Sam worked his way into the good graces of the men at the post and soon had a thriving business. He kept a good clean mess and he was pretty easy with putting meals on the cuff for the dashing Indian fighters.
SAM KEE PAID TROOPS
A few years after he started the restaurant, the soldiers’ pay was held up for some reason. One story has the paymaster arriving late and another has the money held up by Congress.
But whatever the reason, Sam Kee went to the commander at the time and offered to pay off the troops. For a few of the cavalrymen, it meant several months pay, but Sam paid it all.
Sam Kee was a personal friend of General Leonard Wood and General John Pershing when they were stationed at the post and stories have it that he used their influence freely later on to get favors on the post.
In 1919, Sam Kee left the restaurant, then located at the west end of the parade ground in the administration building, and returned to China. The restaurant was left with members of his family.

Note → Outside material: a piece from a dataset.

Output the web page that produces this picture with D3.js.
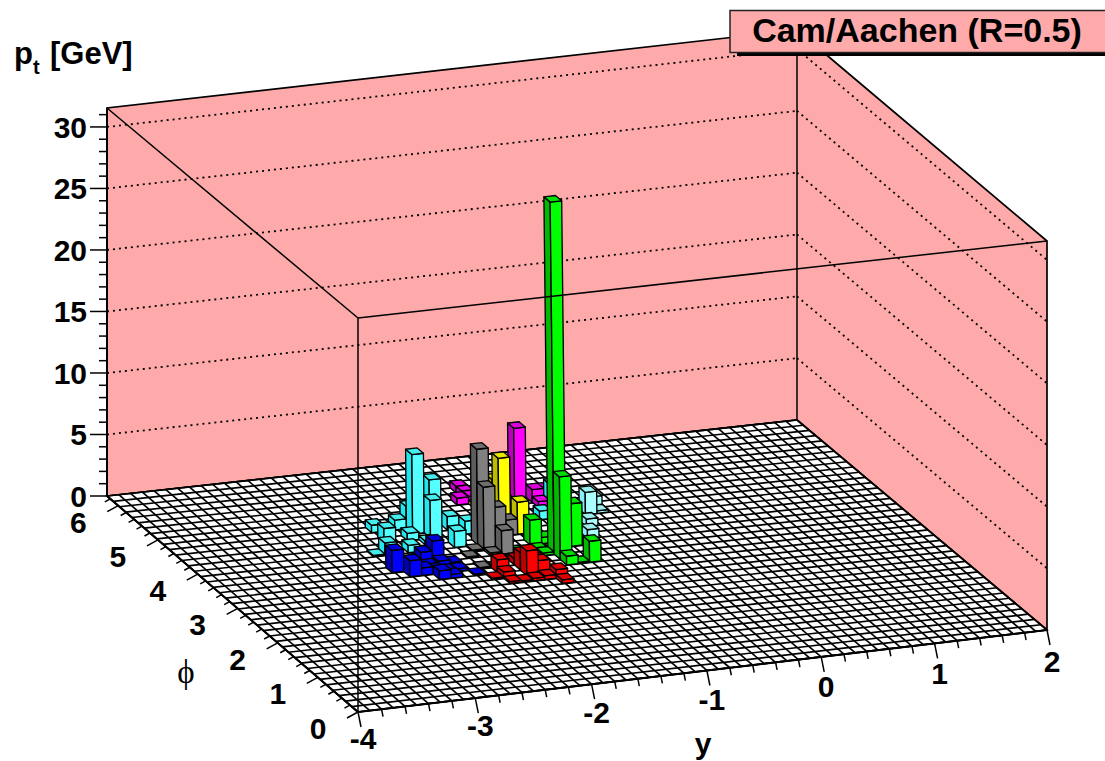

It wasn’t until 1934 that Mar Kim arrived to take over the restaurant. He had been running a similar restaurant for the 25th Infantry at Nogales, but when the unit was called to the fort, he came with it and took over his uncle’s place.
There is no end to the stories of Mar Kim. He operated the restaurant until 1947 when he moved to Tucson and although he has been gone from the fort for years, the stories still grow.
A FRIEND OF OFFICERS
He was known as a friend to the officers and never failed to make the trek along the Main Line each Christmas with gifts for them and their families.
But, the enlisted men and the civilians working on the post did not share in the gifts. If an EM had a particularly important position or a civilian had some authority, he too was a friend of Mar Kim’s.
Of the legends of Mar Kim and his uncle, there is one which seems to be in dispute. Legend has it that Sam Kee was given a life-long lease at the fort when he paid off the troops. And, when he left Mar Kim theoretically inherited the lease as his heir.
However, an army officer in the late thirties dug through some old fort records in Washington and claimed that there was no such agreement. Other say, that while an agreement was made with Sam Kee, it did not extend to Mar Kim.
Mar Kim’s wife, in a telephone conversation with a Review representative recently, said that Mar Him had given his last interview and refused to discuss any part of Fort Huachuca.
`In any case, Mar Kim and his Post Exchange restaurant are legendary in the history of the fort. As one old timer near the fort said recently, “Mar Kim made a lot of enemies. But he has made a lot more friends.”